Let’s start with Cleary Gottleib. The reason for investor interest in its seminar is patently clear. In fact, it screams from every Bloomberg or Reuters terminal. Despite continuous reassurances from Caracas that it wants to service its bonds, and despite sitting on the world’s largest energy reserves, the country’s benchmark 2027 dollar bond is yielding over 22 per cent – far higher even than Ukrainian bonds (see below). Credit default swaps meanwhile suggest that the likelihood of a Venezuelan default within the next two years is 73 per cent. As for debt sustainability exercises, Credit Suisse reckons the country needs Brent oil prices to be in the $94 to $107 range to balance its books (versus $64 a barrel today).
Venezuela's benchmark 2027 bond, yield. Source: Thomson Reuters
The question therefore becomes: on which bonds might Venezuela be more likely to default — its sovereign debt, or paper issued by PdVSA, the national oil company?
The consensus, should a default happen, seems to be sovereign paper — and for two reasons. First, according to IFR, Venezuelan sovereign debt contains collective action clauses. These mean a 75 per cent majority of investors can agree to a binding debt restructuring. That in turn means that any default would likely avoid the mess that Argentina has got into with holdout creditors who have sued for full repayment on its bonds, which did not have collective action clauses.
And, second, a default on sovereign paper need not necessarily mean it would be possible for investors to seize PdVSA’s assets in the US, such as the Citgo refineries, because doing so would require proof that they are an alter ego for the Venezuelan state. Assets for Argentine oil company YPF, for example, have not been attached in the dispute over Argentine sovereign debt in New York courts.
None of this is to say a Venezuelan debt restructuring would be easy or simple – that would be oxymoronic. But it could be easier or harder, depending on how the default happens. And this is where the Senate bill might come in.
Earlier this year, the White House was opposed to placing additional sanctions on Venezuelan officials on the basis that it could sabotage efforts by some Latin American countries to mediate between the government and the opposition. Additional sanctions could also prove counterproductive by providing a nationalist rallying point for Nicolás Maduro, the president (pictured above at a rally this year).
But since then, the mediation talks have failed “miserably, without even a whimper,” as Chris Sabatini, senior policy director at the Americas Society and Council of the Americas, puts it. Furthermore, Latin American states have subsequently done nothing that might prompt investigation of Venezuelan human rights abuses, even as Caracas has ramped up persecution of opposition leaders while also ignoring calls from the United Nations Special Rapporteur on Human Rights.
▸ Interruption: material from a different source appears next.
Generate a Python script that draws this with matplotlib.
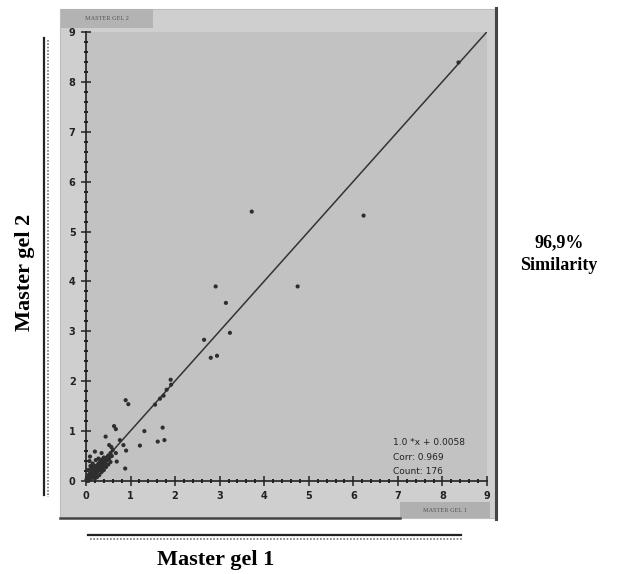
import numpy as np
import matplotlib
matplotlib.use("Agg")
import matplotlib.pyplot as plt
from matplotlib.patches import Rectangle
from matplotlib.lines import Line2D

# spot volumes, master gel 1 (x) vs master gel 2 (y)
gel1 = [8.36, 3.72, 6.23, 2.91, 4.75, 3.14, 3.23, 2.65, 2.94, 2.80,
        1.90, 1.91, 1.81, 1.74, 1.66, 1.55, 0.89, 0.95, 0.63, 0.67,
        1.31, 1.72, 1.76, 1.61, 1.21, 0.76, 0.84, 0.90, 0.88, 0.44,
        0.69, 0.67, 0.20, 0.09, 0.35, 0.52, 0.57,
        0.02, 0.03, 0.04, 0.05, 0.06, 0.07, 0.08, 0.09, 0.10, 0.11,
        0.12, 0.13, 0.14, 0.15, 0.16, 0.17, 0.18, 0.19, 0.20, 0.21,
        0.22, 0.23, 0.24, 0.25, 0.26, 0.27, 0.28, 0.29, 0.30, 0.31,
        0.32, 0.33, 0.34, 0.35, 0.36, 0.38, 0.40, 0.42, 0.44, 0.46,
        0.48, 0.50, 0.52, 0.55, 0.58, 0.60,
        0.05, 0.10, 0.08, 0.15, 0.22, 0.28, 0.12, 0.18,
        0.20, 0.30, 0.35, 0.40, 0.45, 0.25, 0.50, 0.55,
        0.01, 0.03, 0.06, 0.09, 0.14, 0.11, 0.16, 0.07,
        0.04, 0.08, 0.12, 0.16, 0.20, 0.24, 0.28, 0.32, 0.36, 0.40,
        0.06, 0.10, 0.14, 0.18, 0.22, 0.26, 0.30, 0.34, 0.38, 0.43]
gel2 = [8.39, 5.40, 5.32, 3.90, 3.90, 3.57, 2.97, 2.83, 2.51, 2.47,
        2.03, 1.93, 1.83, 1.71, 1.65, 1.53, 1.62, 1.54, 1.10, 1.04,
        1.00, 1.07, 0.82, 0.79, 0.71, 0.82, 0.72, 0.61, 0.25, 0.89,
        0.39, 0.56, 0.59, 0.49, 0.56, 0.72, 0.68,
        0.01, 0.04, 0.02, 0.06, 0.03, 0.08, 0.05, 0.10, 0.07, 0.12,
        0.09, 0.14, 0.10, 0.16, 0.12, 0.18, 0.14, 0.20, 0.15, 0.22,
        0.17, 0.24, 0.19, 0.27, 0.21, 0.29, 0.23, 0.31, 0.25, 0.33,
        0.27, 0.36, 0.29, 0.38, 0.31, 0.40, 0.35, 0.44, 0.39, 0.47,
        0.42, 0.51, 0.45, 0.56, 0.50, 0.62,
        0.22, 0.30, 0.40, 0.35, 0.42, 0.45, 0.25, 0.30,
        0.05, 0.12, 0.18, 0.22, 0.28, 0.08, 0.33, 0.38,
        0.03, 0.00, 0.01, 0.04, 0.07, 0.15, 0.09, 0.13,
        0.09, 0.14, 0.18, 0.23, 0.27, 0.31, 0.35, 0.39, 0.43, 0.47,
        0.01, 0.04, 0.08, 0.11, 0.15, 0.19, 0.22, 0.26, 0.30, 0.34]

slope = 1.0
intercept = 0.0058
corr = 0.969
count = 176

W, H = 622, 574
fig = plt.figure(figsize=(W / 100, H / 100), dpi=100)
fig.patch.set_facecolor("white")

def fx(px):
    return px / W

def fy(py):
    return 1 - py / H

# panel frame
fig.patches.append(Rectangle((fx(60), fy(518)), fx(495) - fx(60), fy(9) - fy(518),
                             transform=fig.transFigure, facecolor="#cfcfcf",
                             edgecolor="#bdbdbd", lw=0.8, zorder=-2))
fig.patches.append(Rectangle((fx(61), fy(28)), fx(153) - fx(61), fy(9) - fy(28),
                             transform=fig.transFigure, facecolor="#b3b3b3",
                             edgecolor="none", zorder=-1))
fig.patches.append(Rectangle((fx(400), fy(518)), fx(490) - fx(400), fy(502) - fy(518),
                             transform=fig.transFigure, facecolor="#b0b0b0",
                             edgecolor="none", zorder=-1))
fig.text(fx(107), fy(18.5), "MASTER GEL 2", fontsize=4.5, family="Liberation Serif",
         color="#555555", ha="center", va="center")
fig.text(fx(445), fy(510), "MASTER GEL 1", fontsize=4.5, family="Liberation Serif",
         color="#555555", ha="center", va="center")
fig.lines.append(Line2D([fx(496), fx(496)], [fy(8), fy(519)], transform=fig.transFigure,
                        color="#444444", lw=2.2, zorder=3))
fig.lines.append(Line2D([fx(60), fx(400)], [fy(518), fy(518)], transform=fig.transFigure,
                        color="#444444", lw=1.8, zorder=3))

# rulers outside the panel
fig.lines.append(Line2D([fx(44), fx(44)], [fy(38), fy(495)], transform=fig.transFigure,
                        color="#222222", lw=1.6))
fig.lines.append(Line2D([fx(47.5), fx(47.5)], [fy(40), fy(497)], transform=fig.transFigure,
                        color="#777777", lw=1.2, ls=(0, (1, 1))))
fig.lines.append(Line2D([fx(88), fx(461)], [fy(535), fy(535)], transform=fig.transFigure,
                        color="#222222", lw=1.6))
fig.lines.append(Line2D([fx(90), fx(463)], [fy(538.5), fy(538.5)], transform=fig.transFigure,
                        color="#777777", lw=1.2, ls=(0, (1, 1))))

ax = fig.add_axes([fx(86), fy(481), fx(487) - fx(86), fy(32) - fy(481)])
ax.set_zorder(1)
ax.set_facecolor("#c2c2c2")
ax.set_xlim(0, 9)
ax.set_ylim(0, 9)
for s in ["top", "right"]:
    ax.spines[s].set_visible(False)
for s in ["left", "bottom"]:
    ax.spines[s].set_color("#222222")
    ax.spines[s].set_linewidth(1.2)
ax.set_xticks(range(10))
ax.set_yticks(range(10))
ax.set_xticks(np.arange(0, 9.01, 0.2), minor=True)
ax.set_yticks(np.arange(0, 9.01, 0.2), minor=True)
ax.tick_params(which="major", direction="inout", length=7, width=1.1, color="#222222",
               labelsize=7, labelcolor="#222222", pad=4)
ax.tick_params(which="minor", direction="inout", length=3.5, width=1.4, color="#222222")
for lab in ax.get_xticklabels() + ax.get_yticklabels():
    lab.set_fontweight("bold")

xs = np.array([0, 9])
ax.plot(xs, slope * xs + intercept, color="#333333", lw=1.1, zorder=2)
ax.scatter(gel1, gel2, s=9, color="#2e2e2e", edgecolors="none", zorder=3, clip_on=False)

ax.text(6.9, 0.78, f"{slope:.1f} *x + {intercept}", fontsize=6.5, color="#222222", va="center")
ax.text(6.9, 0.48, f"Corr: {corr}", fontsize=6.5, color="#222222", va="center")
ax.text(6.9, 0.19, f"Count: {count}", fontsize=6.5, color="#222222", va="center")

fig.text(fx(25), fy(272), "Master gel 2", rotation=90, fontsize=16, fontweight="bold",
         family="Liberation Serif", ha="center", va="center")
fig.text(fx(216), fy(560), "Master gel 1", fontsize=16, fontweight="bold",
         family="Liberation Serif", ha="center", va="center")
fig.text(fx(559), fy(254), "96,9%\nSimilarity", fontsize=13, fontweight="bold",
         family="Liberation Serif", ha="center", va="center", linespacing=1.4)

fig.savefig("out.png", dpi=100)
Whether the US bill, if it passes into law, would do anything to improve the state of affairs in Venezuela is debatable. Certainly, it might shine a light on Venezuelan abuses and provide moral succor to its proponents. Certainly, though, it would also give Maduro a nationalist rallying point. On Tuesday, he lashed out at the bill on national television.
Maduro’s “outrage and condemnation” of “insolent, imperialist sanctions” may or may not continue to carry much weight with the Venezuelan public. But if Venezuela also defaulted, and then got caught up in a litigious debt restructuring with holdout hedge funds in New York courts, it is not hard to imagine some awfully messy scenarios. The combination of ramped-up nationalist sentiment and aggressive lawyers’ language could make even the acrimonious and drawn-out Argentine holdout saga look like a walk in the park.